* _Exercise aim_: Set down, exactly as written, the lines from the top of the data to the line that holds "W, H = 751, 1080", and omit the pictures.

(Plotting code records)
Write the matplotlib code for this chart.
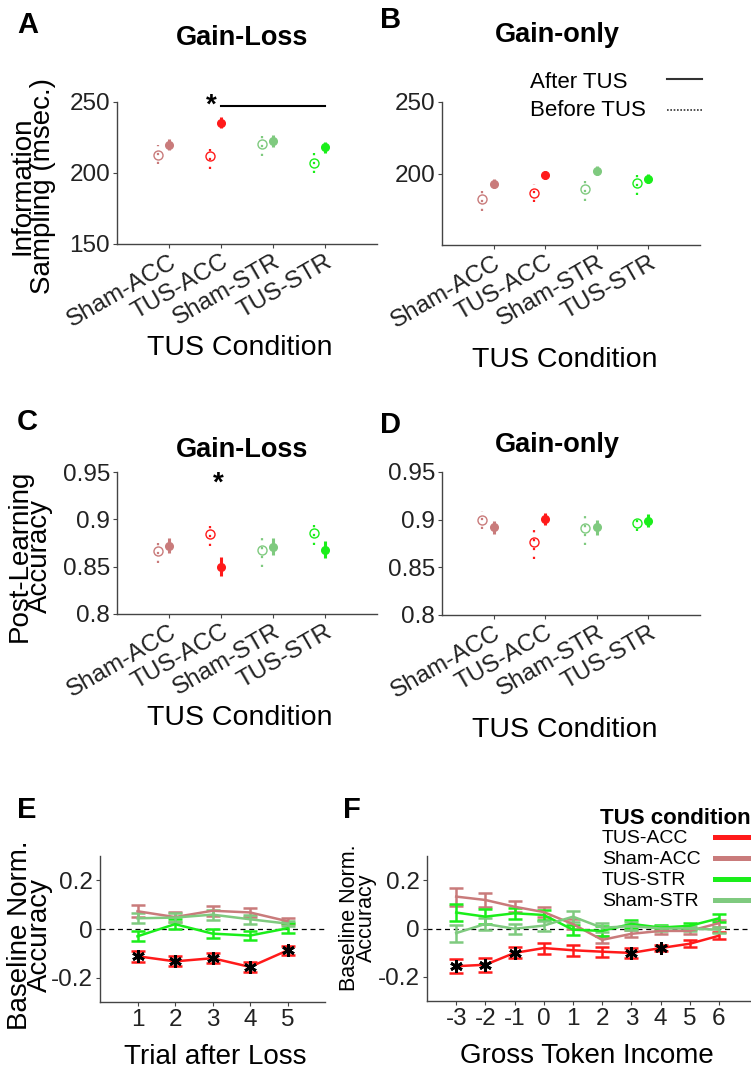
"""Recreate the TUS condition figure (panels A-F)."""
import matplotlib
matplotlib.use("Agg")
import matplotlib.pyplot as plt
from matplotlib.lines import Line2D
import numpy as np

plt.rcParams["font.family"] = ["Liberation Sans", "DejaVu Sans"]

W, H = 751, 1080

CONDITIONS = ["Sham-ACC", "TUS-ACC", "Sham-STR", "TUS-STR"]
COND_COLORS = ["#c97b7b", "#ff1a1a", "#7fca7f", "#1aee1a"]

# Panel A: Gain-Loss information sampling (msec.)
a_before = [213, 212, 220.5, 207]
a_before_err = [6.5, 9, 8.5, 7]
a_after = [220, 235.5, 222.5, 218]
a_after_err = [4, 4, 4, 4]

# Panel B: Gain-only information sampling (msec.)
b_before = [182.5, 186.5, 189.5, 193.5]
b_before_err = [8.5, 6.5, 8.5, 8.5]
b_after = [193, 199, 202, 196.5]
b_after_err = [3, 3, 3, 3]

# Panel C: Gain-Loss post-learning accuracy
c_before = [0.867, 0.885, 0.868, 0.886]
c_before_err = [0.013, 0.013, 0.018, 0.013]
c_after = [0.872, 0.850, 0.871, 0.868]
c_after_err = [0.008, 0.010, 0.009, 0.009]

# Panel D: Gain-only post-learning accuracy
d_before = [0.8997, 0.877, 0.891, 0.897]
d_before_err = [0.009, 0.018, 0.018, 0.009]
d_after = [0.892, 0.9005, 0.892, 0.899]
d_after_err = [0.007, 0.006, 0.008, 0.007]

# Panel E: trial after loss
trials = [1, 2, 3, 4, 5]
e_tus_acc = [-0.112, -0.133, -0.120, -0.156, -0.088]
e_tus_acc_err = [0.022, 0.020, 0.020, 0.020, 0.020]
e_sham_acc = [0.073, 0.049, 0.075, 0.068, 0.032]
e_sham_acc_err = [0.025, 0.020, 0.020, 0.018, 0.012]
e_tus_str = [-0.030, 0.020, -0.019, -0.027, 0.003]
e_tus_str_err = [0.020, 0.020, 0.020, 0.020, 0.020]
e_sham_str = [0.044, 0.047, 0.059, 0.040, 0.022]
e_sham_str_err = [0.021, 0.020, 0.020, 0.019, 0.010]
e_star_idx = [0, 1, 2, 3, 4]

# Panel F: gross token income
income = [-3, -2, -1, 0, 1, 2, 3, 4, 5, 6]
f_tus_acc = [-0.156, -0.150, -0.101, -0.081, -0.090, -0.096, -0.101, -0.081, -0.063, -0.030]
f_tus_acc_err = [0.030, 0.028, 0.023, 0.023, 0.023, 0.020, 0.020, 0.012, 0.014, 0.014]
f_sham_acc = [0.132, 0.118, 0.090, 0.068, 0.018, -0.047, -0.022, -0.010, -0.010, 0.022]
f_sham_acc_err = [0.037, 0.029, 0.022, 0.019, 0.020, 0.015, 0.015, 0.012, 0.012, 0.015]
f_tus_str = [0.066, 0.049, 0.063, 0.056, -0.005, -0.010, 0.019, 0.004, 0.011, 0.042]
f_tus_str_err = [0.036, 0.032, 0.023, 0.020, 0.020, 0.020, 0.015, 0.010, 0.013, 0.016]
f_sham_str = [-0.019, 0.019, -0.001, 0.012, 0.049, 0.003, 0.010, 0.000, 0.000, -0.005]
f_sham_str_err = [0.035, 0.025, 0.021, 0.021, 0.024, 0.018, 0.015, 0.012, 0.012, 0.012]
f_star_idx = [0, 1, 2, 6, 7]

LINE_ORDER = ["TUS-ACC", "Sham-ACC", "TUS-STR", "Sham-STR"]
LINE_COLORS = {"TUS-ACC": "#ff1a1a", "Sham-ACC": "#c97b7b",
               "TUS-STR": "#1aee1a", "Sham-STR": "#7fca7f"}

SPINE = "#444444"
TXT = "#222222"
TICK_SIZE = 17.5


def px_axes(left, top, right, bottom):
    """Axes rect from pixel box of the reference."""
    return [left / W, 1 - bottom / H, (right - left) / W, (bottom - top) / H]


def style_axes(ax):
    for s in ["top", "right"]:
        ax.spines[s].set_visible(False)
    for s in ["left", "bottom"]:
        ax.spines[s].set_color(SPINE)
        ax.spines[s].set_linewidth(1.0)
    ax.tick_params(direction="out", length=3, width=0.8, color=SPINE,
                   labelsize=TICK_SIZE, labelcolor=TXT, pad=2)


def condition_panel(ax, before, before_err, after, after_err):
    x = np.arange(1, len(CONDITIONS) + 1)
    for i, c in enumerate(COND_COLORS):
        eb = ax.errorbar(x[i] - 0.22, before[i], yerr=before_err[i], fmt="o",
                         mfc="none", mec=c, ms=6.5, mew=1.0, ecolor=c,
                         elinewidth=1.6)
        eb[2][0].set_linestyle((0, (1, 3)))
        ax.errorbar(x[i], after[i], yerr=after_err[i], fmt="o", color=c,
                    ms=5.5, elinewidth=2.2)
    ax.set_xlim(0, 5)
    ax.set_xticks(x)
    ax.set_xticklabels(CONDITIONS, rotation=30, ha="right",
                       rotation_mode="anchor")
    style_axes(ax)


def line_panel(ax, xs, series, star_idx):
    for name in LINE_ORDER:
        mean, err = series[name]
        ax.errorbar(xs, mean, yerr=err, color=LINE_COLORS[name], lw=1.8,
                    elinewidth=1.8, capsize=5, capthick=1.8)
    red = series["TUS-ACC"][0]
    ax.plot([xs[i] for i in star_idx], [red[i] for i in star_idx],
            ls="none", marker=(6, 2, 0), ms=9, mew=2, color="k", zorder=5)
    ax.axhline(0, color="k", lw=0.9, ls=(0, (4, 3)), zorder=0)
    ax.set_ylim(-0.3, 0.3)
    ax.set_yticks([-0.2, 0, 0.2])
    ax.set_yticklabels(["-0.2", "0", "0.2"])
    ax.set_xticks(xs)
    ax.set_xticklabels([str(v) for v in xs])
    style_axes(ax)


fig = plt.figure(figsize=(W / 100, H / 100), dpi=100)

boxA = (117, 102, 377, 244)
boxB = (442, 102, 700, 245)
boxC = (117, 472, 377, 614)
boxD = (442, 472, 700, 615)
boxE = (100, 856, 325, 1002)
boxF = (427, 856, 751, 1001)

axA = fig.add_axes(px_axes(*boxA))
axB = fig.add_axes(px_axes(*boxB))
axC = fig.add_axes(px_axes(*boxC))
axD = fig.add_axes(px_axes(*boxD))
axE = fig.add_axes(px_axes(*boxE))
axF = fig.add_axes(px_axes(*boxF))

condition_panel(axA, a_before, a_before_err, a_after, a_after_err)
condition_panel(axB, b_before, b_before_err, b_after, b_after_err)
condition_panel(axC, c_before, c_before_err, c_after, c_after_err)
condition_panel(axD, d_before, d_before_err, d_after, d_after_err)

for ax in (axA, axB):
    ax.set_ylim(150, 250)
axA.set_yticks([150, 200, 250])
axB.set_yticks([200, 250])
for ax in (axC, axD):
    ax.set_ylim(0.8, 0.95)
    ax.set_yticks([0.8, 0.85, 0.9, 0.95])
    ax.set_yticklabels(["0.8", "0.85", "0.9", "0.95"])

# significance marks
axA.plot([2, 4], [247.2, 247.2], color="k", lw=1.5, clip_on=False)
axA.text(1.82, 247.5, "*", fontsize=20, fontweight="bold", ha="center",
         va="center")
axC.text(1.95, 0.938, "*", fontsize=20, fontweight="bold", ha="center",
         va="center")

line_panel(axE, trials, {
    "TUS-ACC": (e_tus_acc, e_tus_acc_err),
    "Sham-ACC": (e_sham_acc, e_sham_acc_err),
    "TUS-STR": (e_tus_str, e_tus_str_err),
    "Sham-STR": (e_sham_str, e_sham_str_err),
}, e_star_idx)
axE.set_xlim(0, 6)

line_panel(axF, income, {
    "TUS-ACC": (f_tus_acc, f_tus_acc_err),
    "Sham-ACC": (f_sham_acc, f_sham_acc_err),
    "TUS-STR": (f_tus_str, f_tus_str_err),
    "Sham-STR": (f_sham_str, f_sham_str_err),
}, f_star_idx)
axF.set_xlim(-4, 7.1)


def xlabel(ax, text, x_px, base_px, box, size):
    left, top, right, bottom = box
    ax.set_xlabel(text, fontsize=size, color="k")
    ax.xaxis.set_label_coords((x_px - left) / (right - left),
                              (bottom - base_px) / (bottom - top))
    ax.xaxis.label.set_verticalalignment("baseline")


xlabel(axA, "TUS Condition", 240, 355, boxA, 20.5)
xlabel(axB, "TUS Condition", 565, 367, boxB, 20.5)
xlabel(axC, "TUS Condition", 240, 725, boxC, 20.5)
xlabel(axD, "TUS Condition", 565, 737, boxD, 20.5)
xlabel(axE, "Trial after Loss", 215, 1064, boxE, 20)
xlabel(axF, "Gross Token Income", 587, 1063, boxF, 20)


def ylabel(ax, text, right_px, center_px, box, size):
    left, top, right, bottom = box
    ax.set_ylabel(text, fontsize=size, color="k", linespacing=0.72)
    ax.yaxis.set_label_coords((right_px - left) / (right - left),
                              (bottom - center_px) / (bottom - top))


ylabel(axA, "Information\nSampling (msec.)", 56, 186, boxA, 20)
ylabel(axC, "Post-Learning\nAccuracy", 53, 556, boxC, 20)
ylabel(axE, "Baseline Norm.\nAccuracy", 53, 935, boxE, 20)
ylabel(axF, "Baseline Norm.\nAccuracy", 377, 918, boxF, 15.5)

# panel titles
for cx, base, title in [(242, 45, "Gain-Loss"), (557, 42, "Gain-only"),
                        (242, 457, "Gain-Loss"), (557, 452, "Gain-only")]:
    fig.text(cx / W, 1 - base / H, title, fontsize=19.5, fontweight="bold",
             ha="center", va="baseline")

# panel letters
for lx, base, letter in [(17, 33, "A"), (380, 28, "B"), (17, 430, "C"),
                         (380, 433, "D"), (17, 818, "E"), (343, 818, "F")]:
    fig.text(lx / W, 1 - base / H, letter, fontsize=21, fontweight="bold",
             ha="left", va="baseline")


def key_line(x0, x1, y, **kw):
    fig.add_artist(Line2D([x0 / W, x1 / W], [1 - y / H, 1 - y / H],
                          transform=fig.transFigure, **kw))


# key for panel B: before / after
for label, base, y_line, ls, lw in [("After TUS", 88, 78.5, "-", 1.5),
                                    ("Before TUS", 116, 109.5, (0, (1, 1)), 1.2)]:
    fig.text(530 / W, 1 - base / H, label, fontsize=16, ha="left",
             va="baseline")
    key_line(667, 702, y_line, color="#333333", lw=lw, ls=ls)

# key for panel F: TUS condition
fig.text(600 / W, 1 - 824 / H, "TUS condition", fontsize=16,
         fontweight="bold", ha="left", va="baseline")
for k, name in enumerate(LINE_ORDER):
    fig.text(602 / W, 1 - (843 + 21 * k) / H, name, fontsize=14,
             ha="left", va="baseline")
    key_line(715, 760, 837 + 21 * k, color=LINE_COLORS[name], lw=3.6)

fig.savefig("out.png", dpi=100)
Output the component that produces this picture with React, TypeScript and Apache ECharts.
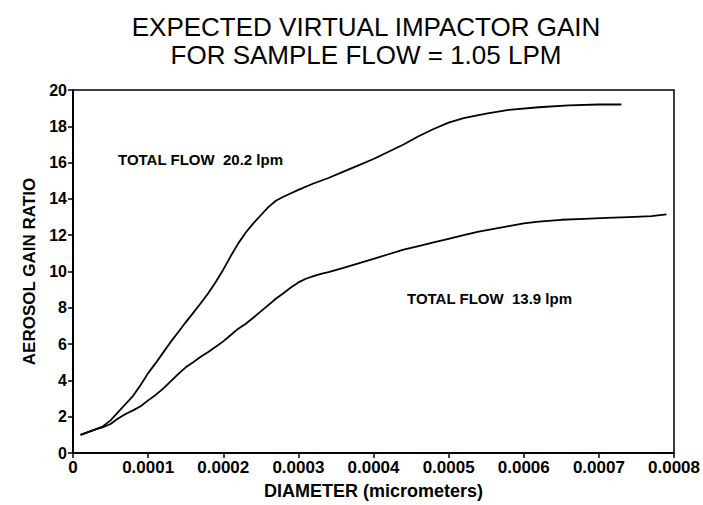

* _Answer below_:
Write the matplotlib code for this chart.
"""Recreate the TUS condition figure (panels A-F)."""
import matplotlib
matplotlib.use("Agg")
import matplotlib.pyplot as plt
from matplotlib.lines import Line2D
import numpy as np

plt.rcParams["font.family"] = ["Liberation Sans", "DejaVu Sans"]

W, H = 751, 1080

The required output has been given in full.